The building will be named The Grand, after the name of the street that bisects the triangle, and it will be the fifth of seven apartment buildings proposed by the Hammels.

The Grand will have 70 apartments in an 84,089-square-foot, six-story structure, with 30 studios and 40 one-bedroom apartments, including several units with balconies. The ground floor lounge will have an entertainment center, fireplace and pool table. A rooftop area will include a fire pit, media center, grilling station and sun bathing stations. Tenants will have use of a fitness center, bicycle storage and electric car charging stations.

The 575-square-foot studios are projected to rent for $1,875 to $1,925. One-bedroom, 800-square-foot apartments will rent for $2,200 to $2,300. Seven studios will be leased to tenants who make no more than 80 percent of the area’s median income, for $1,393 a month.

The National Development Council, a consultant that analyzes proposed projects for the IDA, advised the board that the tax incentives are necessary.

“But for the proposed financial incentive package,” NDC said in a report, “the development is not considered financially feasible, as the developer would not be able to generate enough financial returns to attract the necessary equity.”

The IDA approved a sales tax exemption of $545,840, a mortgage recording tax exemption of $154,392, and a 20-year tax abatement deal that will save the developer $2,144,572 on property taxes.

The developer will pay more than $3.3 million in property taxes over 20 years. That will add nearly $2.5 million in tax revenues, assuming that the property was developed and taxes were frozen at $42,876 a year.

NDC calculated that the project will produce a net public benefit of nearly $1.9 million. That includes one-time payments of $554,560 to a community benefit fund, allowing the developer to add two stories to the structure, and $190,132 to a fair share mitigation infrastructure fund.

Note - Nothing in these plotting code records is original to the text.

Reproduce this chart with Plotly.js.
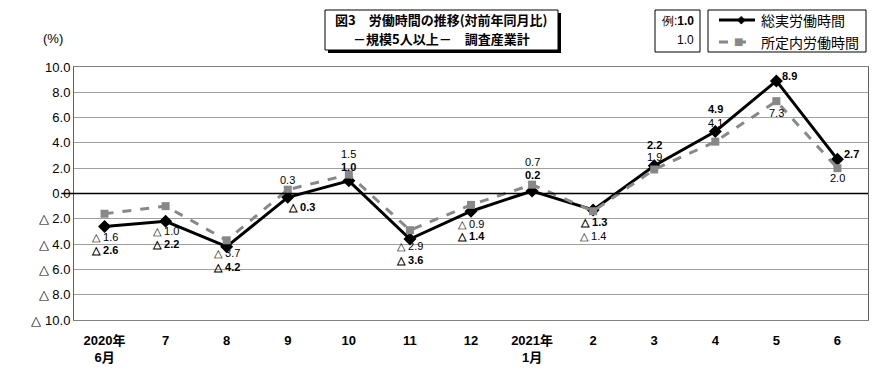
<!DOCTYPE html>
<html><head><meta charset="utf-8">
<script src="https://cdn.plot.ly/plotly-3.0.1.min.js"></script>
<style>body{margin:0;background:#fff}#c{width:890px;height:376px}</style>
</head><body><div id="c"></div>
<script>
const categories = ["2020年<br>6月","7","8","9","10","11","12","2021年<br>1月","2","3","4","5","6"];
const totalHours = [-2.6,-2.2,-4.2,-0.3,1.0,-3.6,-1.4,0.2,-1.3,2.2,4.9,8.9,2.7];
const scheduledHours = [-1.6,-1.0,-3.7,0.3,1.5,-2.9,-0.9,0.7,-1.4,1.9,4.1,7.3,2.0];
const seriesNames = ["総実労働時間","所定内労働時間"];
const yTickVals = [10,8,6,4,2,0,-2,-4,-6,-8,-10];
const yTickText = ["10.0","8.0","6.0","4.0","2.0","0.0","△ 2.0","△ 4.0","△ 6.0","△ 8.0","△ 10.0"];

// label offsets (px)
const totXs = [0,0,0,14,0,0,0,0,0,0,0,13,14];
const totYs = [-24,-23,-20,-10,14,-21,-25,16,-12,21,23,5,5];
const schXs = [0,0,0,0,0,0,0,0,0,0,0,0,0];
const schYs = [-23,-25,-13,10,21,-16,-19,23,-25,12,19,-12,-10];

const fmt = v => v < 0 ? "△ " + Math.abs(v).toFixed(1) : v.toFixed(1);
const lab = "Liberation Sans Narrow, Liberation Sans, Arial, sans-serif";
const jp = "Noto Sans CJK JP, sans-serif";
const xIdx = categories.map((c,i)=>i);

const traces = [
  {x:xIdx, y:totalHours, name:seriesNames[0], mode:"lines+markers",
   line:{color:"#000",width:3}, marker:{symbol:"diamond",size:10,color:"#000"}},
  {x:xIdx, y:scheduledHours, name:seriesNames[1], mode:"lines+markers",
   line:{color:"#888",width:3,dash:"dash"}, marker:{symbol:"square",size:8,color:"#888"}}
];

const P = (px)=>(px-74)/794;      // paper x from pixel
const Q = (py)=>(320-py)/253;     // paper y from pixel

const ann = [];
totalHours.forEach((v,i)=>ann.push({x:i,y:v,text:"<b>"+fmt(v)+"</b>",showarrow:false,xshift:totXs[i],yshift:totYs[i],
  font:{family:lab,size:11,color:"#000"}}));
scheduledHours.forEach((v,i)=>ann.push({x:i,y:v,text:fmt(v),showarrow:false,xshift:schXs[i],yshift:schYs[i],
  font:{family:lab,size:11,color:"#000"}}));
ann.push({xref:"paper",yref:"paper",x:P(53),y:Q(38),xanchor:"center",yanchor:"middle",text:"(%)",showarrow:false,
  font:{family:"Arial, Liberation Sans, sans-serif",size:13,color:"#000"}});
// title text
ann.push({xref:"paper",yref:"paper",x:P(441),y:Q(20),xanchor:"center",yanchor:"middle",showarrow:false,
  text:"<b>図3　労働時間の推移(対前年同月比)</b>",font:{family:jp,size:13,color:"#000"}});
ann.push({xref:"paper",yref:"paper",x:P(441),y:Q(39),xanchor:"center",yanchor:"middle",showarrow:false,
  text:"<b>－規模5人以上－　調査産業計</b>",font:{family:jp,size:13,color:"#000"}});
// example box text
ann.push({xref:"paper",yref:"paper",x:P(696),y:Q(21),xanchor:"right",yanchor:"middle",showarrow:false,
  text:"例:<b>1.0</b>",font:{family:lab,size:12,color:"#000"}});
ann.push({xref:"paper",yref:"paper",x:P(696),y:Q(40),xanchor:"right",yanchor:"middle",showarrow:false,
  text:"1.0",font:{family:lab,size:12,color:"#000"}});
// custom legend text + marker glyphs
ann.push({xref:"paper",yref:"paper",x:P(759),y:Q(20),xanchor:"left",yanchor:"middle",showarrow:false,
  text:seriesNames[0],font:{family:jp,size:14,color:"#000"}});
ann.push({xref:"paper",yref:"paper",x:P(759),y:Q(42),xanchor:"left",yanchor:"middle",showarrow:false,
  text:seriesNames[1],font:{family:jp,size:14,color:"#000"}});
ann.push({xref:"paper",yref:"paper",x:P(741),y:Q(20),xanchor:"center",yanchor:"middle",showarrow:false,
  text:"◆",font:{family:"DejaVu Sans, sans-serif",size:11,color:"#000"}});
ann.push({xref:"paper",yref:"paper",x:P(738),y:Q(42),xanchor:"center",yanchor:"middle",showarrow:false,
  text:"■",font:{family:"DejaVu Sans, sans-serif",size:10,color:"#888"}});

const shapes = [
  {type:"line",xref:"paper",yref:"y",x0:-0.016,x1:1,y0:0,y1:0,line:{color:"#000",width:1.5}},
  // title box with shadow
  {type:"rect",xref:"paper",yref:"paper",x0:P(328),x1:P(561),y0:Q(53),y1:Q(13),fillcolor:"#000",line:{width:0}},
  {type:"rect",xref:"paper",yref:"paper",x0:P(325),x1:P(558),y0:Q(50),y1:Q(10),fillcolor:"#fff",line:{color:"#000",width:1}},
  // example box
  {type:"rect",xref:"paper",yref:"paper",x0:P(655),x1:P(700),y0:Q(52),y1:Q(10),fillcolor:"#fff",line:{color:"#000",width:1}},
  // legend box
  {type:"rect",xref:"paper",yref:"paper",x0:P(708),x1:P(866),y0:Q(52),y1:Q(10),fillcolor:"#fff",line:{color:"#000",width:1}},
  {type:"line",xref:"paper",yref:"paper",x0:P(719),x1:P(755),y0:Q(20),y1:Q(20),line:{color:"#000",width:3}},
  {type:"line",xref:"paper",yref:"paper",x0:P(719),x1:P(755),y0:Q(42),y1:Q(42),line:{color:"#888",width:3,dash:"dash"}}
];

const layout = {
  width:890,height:376,
  margin:{l:74,r:22,t:67,b:56,autoexpand:false},
  paper_bgcolor:"#fff",plot_bgcolor:"#fff",
  showlegend:false,
  xaxis:{range:[-0.5,12.5],tickvals:xIdx,ticktext:categories,showgrid:false,zeroline:false,
    showline:true,linecolor:"#808080",linewidth:1,mirror:true,ticks:"",ticklabelstandoff:8,
    tickfont:{family:"Arial, Liberation Sans, Noto Sans CJK JP, sans-serif",size:13,color:"#000",weight:"bold"}},
  yaxis:{range:[-10,10],tickvals:yTickVals,ticktext:yTickText,showgrid:true,gridcolor:"#a0a0a0",gridwidth:1,
    zeroline:false,showline:true,linecolor:"#606060",linewidth:1,mirror:true,ticks:"",
    tickfont:{family:"Arial, Liberation Sans, sans-serif",size:13,color:"#000"}},
  annotations:ann,shapes:shapes
};
Plotly.newPlot("c",traces,layout,{displayModeBar:false,staticPlot:true});
</script></body></html>
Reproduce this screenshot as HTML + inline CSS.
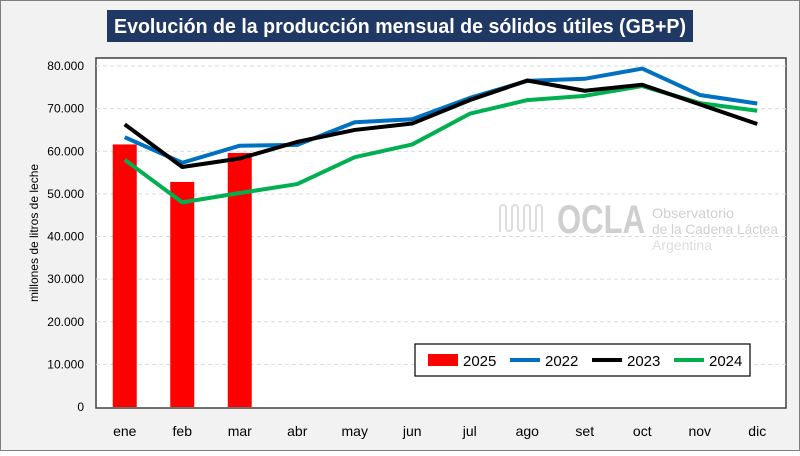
<!DOCTYPE html>
<html><head><meta charset="utf-8"><style>
body{margin:0;background:#fff;}
svg text{font-family:"Liberation Sans",sans-serif;}
</style></head><body>
<svg id="chart" width="800" height="451" viewBox="0 0 800 451" xmlns="http://www.w3.org/2000/svg">
<rect x="0.5" y="0.5" width="799" height="450" fill="#f2f2f2" stroke="#7f7f7f"/>
<rect x="107" y="10" width="586" height="32" fill="#1f3864"/>
<text x="400" y="33" text-anchor="middle" font-size="20" font-weight="bold" fill="#fff" textLength="572" lengthAdjust="spacingAndGlyphs">Evolución de la producción mensual de sólidos útiles (GB+P)</text>
<rect x="96" y="58" width="690" height="350" fill="#fff" stroke="#404040" stroke-width="1.5"/>
<g id="grid"></g>
<g id="watermark" fill="#cfcfcf">
<text x="557" y="233" font-size="40" font-weight="bold" textLength="88" lengthAdjust="spacingAndGlyphs">OCLA</text>
<text x="652" y="218" font-size="14" fill="#d0d0d0" textLength="82" lengthAdjust="spacingAndGlyphs">Observatorio</text>
<text x="652" y="234" font-size="14" fill="#d0d0d0" textLength="126" lengthAdjust="spacingAndGlyphs">de la Cadena Láctea</text>
<text x="652" y="250" font-size="14" fill="#dddddd" textLength="60" lengthAdjust="spacingAndGlyphs">Argentina</text>
<path d="M500 232 V208 a3 3 0 0 1 6 0 V228 a3 3 0 0 0 6 0 V208 a3 3 0 0 1 6 0 V228 a3 3 0 0 0 6 0 V208 a3 3 0 0 1 6 0 V228 a3 3 0 0 0 6 0 V208 a3 3 0 0 1 6 0 V232" fill="none" stroke="#dddddd" stroke-width="2"/>
</g>
<g id="marks"></g>
<g id="axes"></g>
<text transform="translate(38,233) rotate(-90)" text-anchor="middle" font-size="12" fill="#000">millones de litros de leche</text>
<g>
<rect x="415" y="344" width="335" height="32" fill="#fff" stroke="#000" stroke-width="1.2"/>
<rect x="428" y="354" width="30" height="12" fill="#ff0000"/>
<text x="463" y="366" font-size="15">2025</text>
<line x1="510" y1="360" x2="540" y2="360" stroke="#0070c0" stroke-width="4"/>
<text x="545" y="366" font-size="15">2022</text>
<line x1="592" y1="360" x2="622" y2="360" stroke="#000" stroke-width="4"/>
<text x="627" y="366" font-size="15">2023</text>
<line x1="674" y1="360" x2="704" y2="360" stroke="#00b050" stroke-width="4"/>
<text x="709" y="366" font-size="15">2024</text>
</g>
</svg>
<script>
const months=["ene","feb","mar","abr","may","jun","jul","ago","set","oct","nov","dic"];
const yTicks=[0,10000,20000,30000,40000,50000,60000,70000,80000];
const yTickLabels=["0","10.000","20.000","30.000","40.000","50.000","60.000","70.000","80.000"];
const s2025=[61600,52800,59600];
const s2022=[63300,57300,61300,61500,66800,67500,72500,76500,77000,79400,73200,71200];
const s2023=[66300,56300,58300,62200,65000,66500,72000,76600,74200,75600,71000,66400];
const s2024=[58000,48000,50200,52300,58600,61600,68800,72000,73000,75300,71300,69500];
const NS="http://www.w3.org/2000/svg";
const x0=96,pw=690,y0=407,ppu=341/80000;
const step=pw/months.length;
function xs(i){return x0+step*(i+0.5);}
function ys(v){return y0-v*ppu;}
function mk(tag,attrs,parent){const e=document.createElementNS(NS,tag);for(const k in attrs)e.setAttribute(k,attrs[k]);parent.appendChild(e);return e;}
const grid=document.getElementById('grid'),axes=document.getElementById('axes'),marks=document.getElementById('marks');
yTicks.forEach((t,i)=>{
  if(t>0){const g=mk('line',{x1:x0,x2:x0+pw,y1:ys(t),y2:ys(t),stroke:'#d9d9d9','stroke-dasharray':'4 3'},grid);
  
  }
  const l=mk('text',{x:84,y:ys(t)+4,'text-anchor':'end','font-size':'12',fill:'#000'},axes);
  l.textContent=yTickLabels[i];
  
  
});
months.forEach((m,i)=>{
  const l=mk('text',{x:xs(i),y:436,'text-anchor':'middle','font-size':'14',fill:'#000'},axes);
  l.textContent=m;
  
  
});
s2025.forEach((v,i)=>{
  const b=mk('rect',{x:xs(i)-12,y:ys(v),width:24,height:y0-ys(v),fill:'#ff0000'},marks);
  
  
});
[[s2024,'#00b050','line-2024'],[s2022,'#0070c0','line-2022'],[s2023,'#000000','line-2023']].forEach(([d,c,n])=>{
  const p=mk('polyline',{points:d.map((v,i)=>xs(i)+','+ys(v)).join(' '),fill:'none',stroke:c,'stroke-width':4,'stroke-linejoin':'round'},marks);
  
  
});
</script>
</body></html>
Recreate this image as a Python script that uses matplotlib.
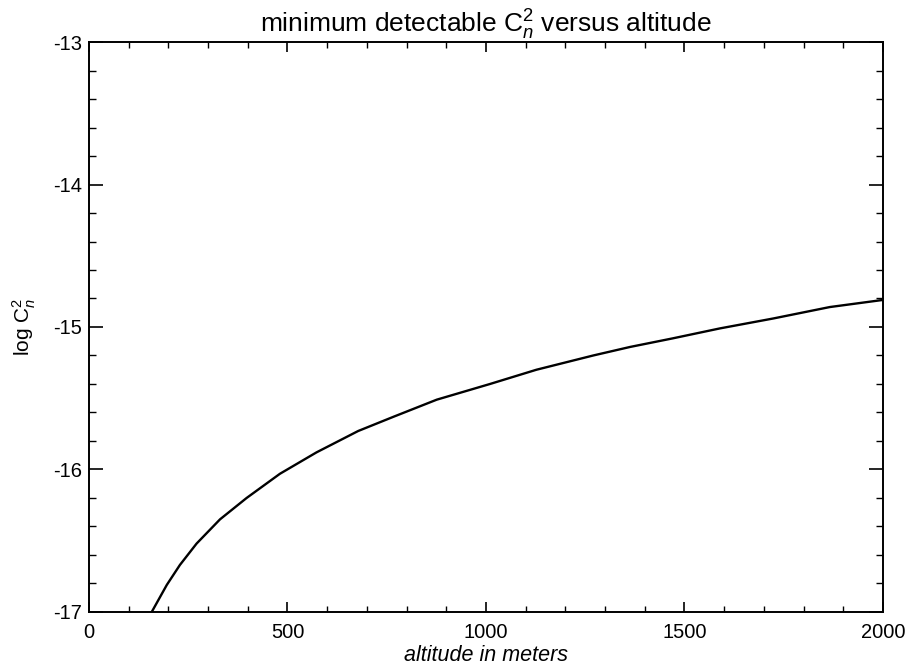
import matplotlib
matplotlib.use("Agg")
import matplotlib.pyplot as plt
from matplotlib.ticker import MultipleLocator

altitude = [158, 196, 229, 271, 330, 397, 481, 573, 678, 767, 876, 1010, 1127,
            1270, 1363, 1470, 1589, 1724, 1866, 2000]
log_cn2 = [-17.00, -16.81, -16.67, -16.52, -16.35, -16.20, -16.03, -15.88, -15.73,
           -15.63, -15.51, -15.40, -15.30, -15.20, -15.14, -15.08, -15.01, -14.94,
           -14.86, -14.81]

x_ticks = [0, 500, 1000, 1500, 2000]
y_ticks = [-17, -16, -15, -14, -13]

plt.rcParams['font.family'] = ['Liberation Sans', 'DejaVu Sans']
plt.rcParams['mathtext.fontset'] = 'custom'
plt.rcParams['mathtext.rm'] = 'Liberation Sans'
plt.rcParams['mathtext.it'] = 'Liberation Sans:italic'

fig = plt.figure(figsize=(9.09, 6.67), dpi=100)
ax = fig.add_axes([0.0979, 0.0825, 0.8735, 0.8545])

ax.plot(altitude, log_cn2, color='black', lw=1.7, solid_capstyle='butt')
ax.set_xlim(0, 2000)
ax.set_ylim(-17, -13)
ax.set_xticks(x_ticks)
ax.set_yticks(y_ticks)
ax.set_xticklabels([str(v) for v in x_ticks])
ax.set_yticklabels([str(v) for v in y_ticks])
ax.xaxis.set_minor_locator(MultipleLocator(100))
ax.yaxis.set_minor_locator(MultipleLocator(0.2))

ax.tick_params(axis='x', which='major', direction='in', length=7.2, width=1.2, top=True, labelsize=14.5, pad=8)
ax.tick_params(axis='x', which='minor', direction='in', length=4, width=1.0, top=True)
ax.tick_params(axis='y', which='major', direction='in', length=10, width=1.2, right=True, labelsize=14.5, pad=5)
ax.tick_params(axis='y', which='minor', direction='in', length=5, width=1.0, right=True)
for s in ax.spines.values():
    s.set_linewidth(1.4)

ax.set_title(r'minimum detectable C$_{\it n}^{\rm 2}$ versus altitude', fontsize=19, pad=7)
ax.set_xlabel('altitude in meters', fontsize=15.5, style='italic', labelpad=2)
ax.set_ylabel(r'log C$_{n}^{2}$', fontsize=15, labelpad=11)

fig.savefig('out.png', dpi=100)
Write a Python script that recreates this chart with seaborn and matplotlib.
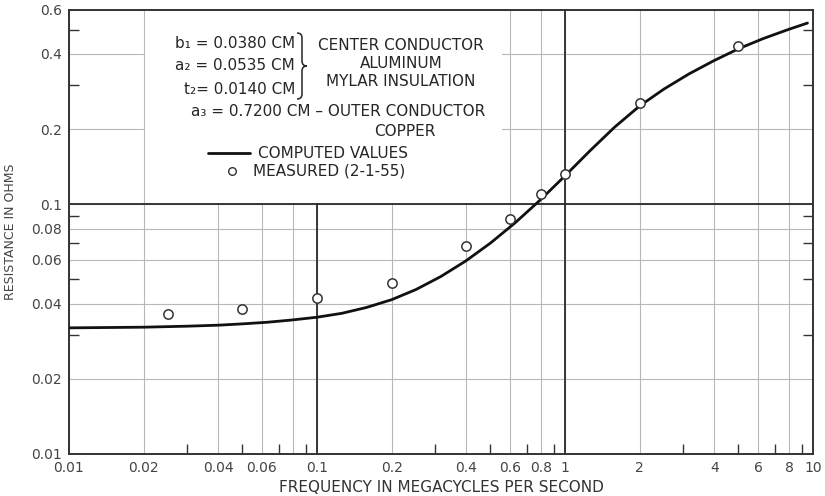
import numpy as np
import pandas as pd
import seaborn as sns
import matplotlib
matplotlib.use("Agg")
import matplotlib.pyplot as plt
from matplotlib.patches import Rectangle, PathPatch
from matplotlib.path import Path
from matplotlib.ticker import FixedLocator, FixedFormatter, NullFormatter

# ---------------- data ----------------
curve_freq = [0.01, 0.02, 0.03, 0.04, 0.05, 0.063, 0.079, 0.1, 0.126, 0.158, 0.2, 0.251,
              0.316, 0.398, 0.501, 0.631, 0.794, 1.0, 1.26, 1.585, 2.0, 2.51, 3.16, 3.98,
              5.01, 6.31, 7.94, 9.5]
curve_res = [0.0320, 0.0322, 0.0325, 0.0328, 0.0332, 0.0337, 0.0344, 0.0353, 0.0366,
             0.0386, 0.0415, 0.0456, 0.0514, 0.0593, 0.0700, 0.0845, 0.1040, 0.130,
             0.1637, 0.2037, 0.2477, 0.2897, 0.3327, 0.3758, 0.4198, 0.4613, 0.501, 0.532]

meas_freq = [0.025, 0.05, 0.1, 0.2, 0.4, 0.6, 0.8, 1.0, 2.0, 5.0]
meas_res = [0.0365, 0.0381, 0.0422, 0.0482, 0.068, 0.0876, 0.110, 0.132, 0.254, 0.432]

x_ticks = [0.01, 0.02, 0.04, 0.06, 0.08, 0.1, 0.2, 0.4, 0.6, 0.8, 1, 2, 4, 6, 8, 10]
x_tick_labels = ["0.01", "0.02", "0.04", "0.06", "", "0.1", "0.2", "0.4", "0.6", "0.8",
                 "1", "2", "4", "6", "8", "10"]
x_minor = [0.03, 0.05, 0.07, 0.09, 0.3, 0.5, 0.7, 0.9, 3, 5, 7, 9]
y_ticks = [0.01, 0.02, 0.04, 0.06, 0.08, 0.1, 0.2, 0.4, 0.6]
y_tick_labels = ["0.01", "0.02", "0.04", "0.06", "0.08", "0.1", "0.2", "0.4", "0.6"]
y_minor = [0.03, 0.05, 0.07, 0.09, 0.3, 0.5]

curve_df = pd.DataFrame({"freq": curve_freq, "res": curve_res})
meas_df = pd.DataFrame({"freq": meas_freq, "res": meas_res})

# ---------------- style ----------------
sns.set_theme(style="white")
plt.rcParams["font.family"] = ["DejaVu Sans"]
TXT = "#262626"

fig = plt.figure(figsize=(8.25, 4.96), dpi=100)
L, R, T, B = 69, 813, 10, 454
W, H = 825, 496
ax = fig.add_axes([L / W, 1 - B / H, (R - L) / W, (B - T) / H])


def px(x, y):
    """pixel position in the image -> axes fraction"""
    return (x - L) / (R - L), (B - y) / (B - T)


ax.set_xscale("log")
ax.set_yscale("log")
ax.set_xlim(0.01, 10)
ax.set_ylim(0.01, 0.6)

ax.xaxis.set_major_locator(FixedLocator(x_ticks))
ax.xaxis.set_major_formatter(FixedFormatter(x_tick_labels))
ax.xaxis.set_minor_locator(FixedLocator(x_minor))
ax.xaxis.set_minor_formatter(NullFormatter())
ax.yaxis.set_major_locator(FixedLocator(y_ticks))
ax.yaxis.set_major_formatter(FixedFormatter(y_tick_labels))
ax.yaxis.set_minor_locator(FixedLocator(y_minor))
ax.yaxis.set_minor_formatter(NullFormatter())

ax.set_axisbelow(True)
ax.grid(True, which="major", color="#b8b8b8", lw=0.8)
ax.tick_params(which="major", length=0, labelsize=10, labelcolor="#444444", pad=5)
ax.tick_params(axis="x", which="minor", direction="in", length=7, width=1,
               color="#333333", bottom=True, top=False)
ax.tick_params(axis="y", which="minor", direction="in", length=7, width=1,
               color="#333333", left=True, right=True)
for s in ax.spines.values():
    s.set_color("#333333")
    s.set_linewidth(1.4)

# heavy decade lines
ax.axvline(0.1, color="#2a2a2a", lw=1.3, zorder=1)
ax.axvline(1, color="#2a2a2a", lw=1.3, zorder=1)
ax.axhline(0.1, color="#2a2a2a", lw=1.3, zorder=1)

# white panel behind the key
x0, y0 = px(145, 203)
x1, y1 = px(502, 11)
ax.add_patch(Rectangle((x0, y0), x1 - x0, 1 - y0, transform=ax.transAxes,
                       facecolor="white", edgecolor="none", zorder=1.5))

# ---------------- data marks ----------------
sns.lineplot(data=curve_df, x="freq", y="res", ax=ax, color="#111111", lw=2.0,
             zorder=4, legend=False)
sns.scatterplot(data=meas_df, x="freq", y="res", ax=ax, marker="o", s=45,
                facecolor="white", edgecolor="#333333", linewidth=1.1, zorder=5,
                legend=False)

ax.set_xlabel("FREQUENCY IN MEGACYCLES PER SECOND", fontsize=11, color="#333333",
              labelpad=4)
ax.set_ylabel("RESISTANCE IN OHMS", fontsize=9, color="#444444", labelpad=10)

# ---------------- key text ----------------
fs = 11
eq_lines = [("b₁ = 0.0380 CM", 43), ("a₂ = 0.0535 CM", 66), ("t₂= 0.0140 CM", 89)]
for s, y in eq_lines:
    ax.text(*px(295, y), s, transform=ax.transAxes, ha="right", va="center",
            fontsize=fs, color=TXT, zorder=6)
for s, y in [("CENTER CONDUCTOR", 46), ("ALUMINUM", 63), ("MYLAR INSULATION", 81)]:
    ax.text(*px(401, y), s, transform=ax.transAxes, ha="center", va="center",
            fontsize=fs, color=TXT, zorder=6)
ax.text(*px(485, 112), "a₃ = 0.7200 CM – OUTER CONDUCTOR", transform=ax.transAxes,
        ha="right", va="center", fontsize=fs, color=TXT, zorder=6)
ax.text(*px(405, 131), "COPPER", transform=ax.transAxes, ha="center", va="center",
        fontsize=fs, color=TXT, zorder=6)
ax.text(*px(258, 153), "COMPUTED VALUES", transform=ax.transAxes, ha="left",
        va="center", fontsize=fs, color=TXT, zorder=6)
ax.text(*px(253, 171), "MEASURED (2-1-55)", transform=ax.transAxes, ha="left",
        va="center", fontsize=fs, color=TXT, zorder=6)

# key samples
(a0, b0), (a1, b1) = px(208, 153), px(250, 153)
ax.plot([a0, a1], [b0, b1], transform=ax.transAxes, color="#111111", lw=2.0, zorder=6)
ax.plot(*px(232, 171), transform=ax.transAxes, marker="o", ms=5.5, mfc="white",
        mec="#333333", mew=1.0, ls="none", zorder=6)

# brace
bx0, bxm, bx1 = 297, 302, 307
byt, bym, byb = 33, 66, 99
r = 5
verts_px = [(bx0, byt), (bxm, byt), (bxm, byt + r), (bxm, bym - r), (bxm, bym), (bx1, bym),
            (bxm, bym), (bxm, bym + r), (bxm, byb - r), (bxm, byb), (bx0, byb)]
codes = [Path.MOVETO, Path.CURVE3, Path.CURVE3, Path.LINETO, Path.CURVE3, Path.CURVE3,
         Path.CURVE3, Path.CURVE3, Path.LINETO, Path.CURVE3, Path.CURVE3]
verts = [px(x, y) for x, y in verts_px]
ax.add_patch(PathPatch(Path(verts, codes), transform=ax.transAxes, fill=False,
                       lw=1.1, edgecolor=TXT, zorder=6))

fig.savefig("out.png", dpi=100, facecolor="white")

The project also will have removed five worn out residential buildings, NDC reported, and create 40 construction jobs and two fulltime and three part-time permanent jobs.

The project is being developed by Luxuria NR LLC, an affiliate of the Hammels’ ELD Properties.

The IDA previously approved tax incentives for the Hammel, in 2011, Hammel II, 2015, The Millenia, 2016, and NewRo Studios, 2017. When The Grand opens, the developers will have added 319 apartments.

Construction could begin by the end of the year.